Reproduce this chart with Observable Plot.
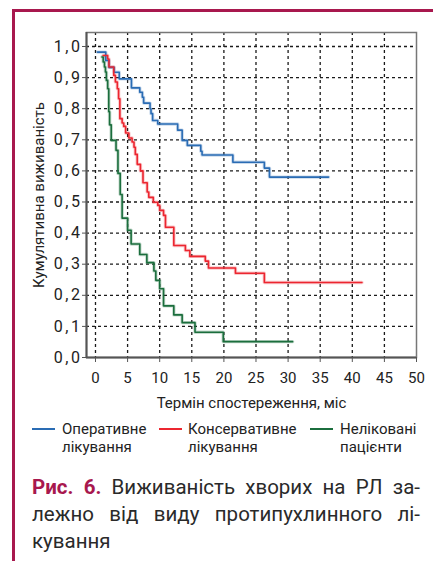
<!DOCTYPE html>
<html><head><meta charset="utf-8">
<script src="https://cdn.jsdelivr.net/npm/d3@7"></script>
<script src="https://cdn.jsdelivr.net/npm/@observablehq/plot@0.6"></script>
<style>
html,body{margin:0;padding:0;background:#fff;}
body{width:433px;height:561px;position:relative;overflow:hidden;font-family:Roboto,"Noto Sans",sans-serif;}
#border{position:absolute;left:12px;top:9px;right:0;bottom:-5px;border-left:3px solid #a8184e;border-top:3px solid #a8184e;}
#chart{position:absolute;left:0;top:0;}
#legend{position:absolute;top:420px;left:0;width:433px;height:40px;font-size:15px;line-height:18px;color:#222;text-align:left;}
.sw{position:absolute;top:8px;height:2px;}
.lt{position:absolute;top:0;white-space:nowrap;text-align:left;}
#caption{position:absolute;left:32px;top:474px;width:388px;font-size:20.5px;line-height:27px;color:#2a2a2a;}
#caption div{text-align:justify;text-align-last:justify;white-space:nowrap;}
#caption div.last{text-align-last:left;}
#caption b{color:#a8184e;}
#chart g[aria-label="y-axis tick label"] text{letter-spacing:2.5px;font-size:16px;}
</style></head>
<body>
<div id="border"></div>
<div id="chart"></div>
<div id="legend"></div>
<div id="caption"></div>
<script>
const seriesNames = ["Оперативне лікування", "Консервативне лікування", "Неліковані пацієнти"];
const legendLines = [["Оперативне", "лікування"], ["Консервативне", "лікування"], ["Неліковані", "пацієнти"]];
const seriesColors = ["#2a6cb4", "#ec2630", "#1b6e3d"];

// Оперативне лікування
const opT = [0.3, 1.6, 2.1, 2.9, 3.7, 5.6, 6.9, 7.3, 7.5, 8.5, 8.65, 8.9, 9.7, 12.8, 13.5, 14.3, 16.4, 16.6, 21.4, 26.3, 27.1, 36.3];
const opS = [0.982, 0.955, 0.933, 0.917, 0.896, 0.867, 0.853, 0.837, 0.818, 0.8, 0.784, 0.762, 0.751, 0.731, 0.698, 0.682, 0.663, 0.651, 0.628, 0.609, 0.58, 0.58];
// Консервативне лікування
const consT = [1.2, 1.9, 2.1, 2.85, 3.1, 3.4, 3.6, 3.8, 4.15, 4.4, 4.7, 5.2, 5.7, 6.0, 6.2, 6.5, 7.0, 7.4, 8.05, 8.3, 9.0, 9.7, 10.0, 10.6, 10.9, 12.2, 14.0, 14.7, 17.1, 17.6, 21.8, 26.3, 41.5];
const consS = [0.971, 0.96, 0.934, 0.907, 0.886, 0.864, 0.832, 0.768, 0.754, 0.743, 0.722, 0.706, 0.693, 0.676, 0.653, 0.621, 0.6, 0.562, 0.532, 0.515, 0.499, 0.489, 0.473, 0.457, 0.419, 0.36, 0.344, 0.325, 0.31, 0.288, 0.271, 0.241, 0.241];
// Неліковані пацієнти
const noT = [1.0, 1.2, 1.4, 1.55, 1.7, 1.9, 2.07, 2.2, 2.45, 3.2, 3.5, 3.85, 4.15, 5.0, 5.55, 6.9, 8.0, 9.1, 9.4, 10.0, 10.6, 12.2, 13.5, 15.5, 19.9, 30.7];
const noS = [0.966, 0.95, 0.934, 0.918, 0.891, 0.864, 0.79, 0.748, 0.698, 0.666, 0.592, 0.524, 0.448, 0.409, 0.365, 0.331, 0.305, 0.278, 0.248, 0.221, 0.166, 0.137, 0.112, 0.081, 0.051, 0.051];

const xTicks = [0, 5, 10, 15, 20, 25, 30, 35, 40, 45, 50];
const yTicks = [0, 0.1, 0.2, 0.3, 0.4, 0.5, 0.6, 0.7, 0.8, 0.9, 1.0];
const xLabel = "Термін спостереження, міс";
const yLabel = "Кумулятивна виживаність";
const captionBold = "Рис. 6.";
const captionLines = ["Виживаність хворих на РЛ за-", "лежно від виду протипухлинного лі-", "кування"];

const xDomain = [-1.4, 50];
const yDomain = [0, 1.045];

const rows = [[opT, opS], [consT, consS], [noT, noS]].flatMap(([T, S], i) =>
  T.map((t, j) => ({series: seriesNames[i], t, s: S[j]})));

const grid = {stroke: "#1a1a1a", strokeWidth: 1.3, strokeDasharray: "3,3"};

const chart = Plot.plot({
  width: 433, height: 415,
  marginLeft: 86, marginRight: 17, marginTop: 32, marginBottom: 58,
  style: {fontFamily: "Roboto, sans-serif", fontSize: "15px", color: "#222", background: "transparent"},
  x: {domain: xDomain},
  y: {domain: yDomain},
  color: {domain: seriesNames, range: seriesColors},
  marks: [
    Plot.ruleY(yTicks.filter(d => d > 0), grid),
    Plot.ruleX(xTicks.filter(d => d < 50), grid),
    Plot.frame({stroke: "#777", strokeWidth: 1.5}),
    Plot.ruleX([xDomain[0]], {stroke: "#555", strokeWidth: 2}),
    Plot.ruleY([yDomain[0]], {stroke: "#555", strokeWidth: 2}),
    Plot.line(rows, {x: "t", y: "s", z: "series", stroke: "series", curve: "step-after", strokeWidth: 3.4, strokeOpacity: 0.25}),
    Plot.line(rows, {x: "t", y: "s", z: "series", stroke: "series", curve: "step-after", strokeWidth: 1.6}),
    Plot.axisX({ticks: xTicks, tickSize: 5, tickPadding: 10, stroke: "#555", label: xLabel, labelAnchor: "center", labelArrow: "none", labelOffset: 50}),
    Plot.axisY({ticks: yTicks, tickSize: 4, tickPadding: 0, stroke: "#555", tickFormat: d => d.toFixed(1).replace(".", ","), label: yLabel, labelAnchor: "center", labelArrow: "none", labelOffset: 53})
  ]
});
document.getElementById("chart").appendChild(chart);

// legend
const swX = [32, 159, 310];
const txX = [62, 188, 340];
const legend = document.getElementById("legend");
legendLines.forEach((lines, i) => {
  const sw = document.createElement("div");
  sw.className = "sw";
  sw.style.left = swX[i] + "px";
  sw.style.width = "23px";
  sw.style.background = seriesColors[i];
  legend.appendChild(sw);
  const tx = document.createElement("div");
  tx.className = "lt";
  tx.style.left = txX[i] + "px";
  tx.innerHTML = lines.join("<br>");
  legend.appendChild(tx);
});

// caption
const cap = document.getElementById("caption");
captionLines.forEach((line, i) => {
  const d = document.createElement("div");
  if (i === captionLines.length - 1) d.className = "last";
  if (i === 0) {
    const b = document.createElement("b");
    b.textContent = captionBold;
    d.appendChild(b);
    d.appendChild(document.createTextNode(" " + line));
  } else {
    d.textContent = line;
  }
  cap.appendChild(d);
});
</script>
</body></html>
-=-=-
REQUIRED TASK: Copy out each line of the listing that holds "chart".

RESULT OF THE EXERCISE:
Reproduce this chart with Observable Plot.
#chart{position:absolute;left:0;top:0;}
#chart g[aria-label="y-axis tick label"] text{letter-spacing:2.5px;font-size:16px;}
<div id="chart"></div>
const chart = Plot.plot({
document.getElementById("chart").appendChild(chart);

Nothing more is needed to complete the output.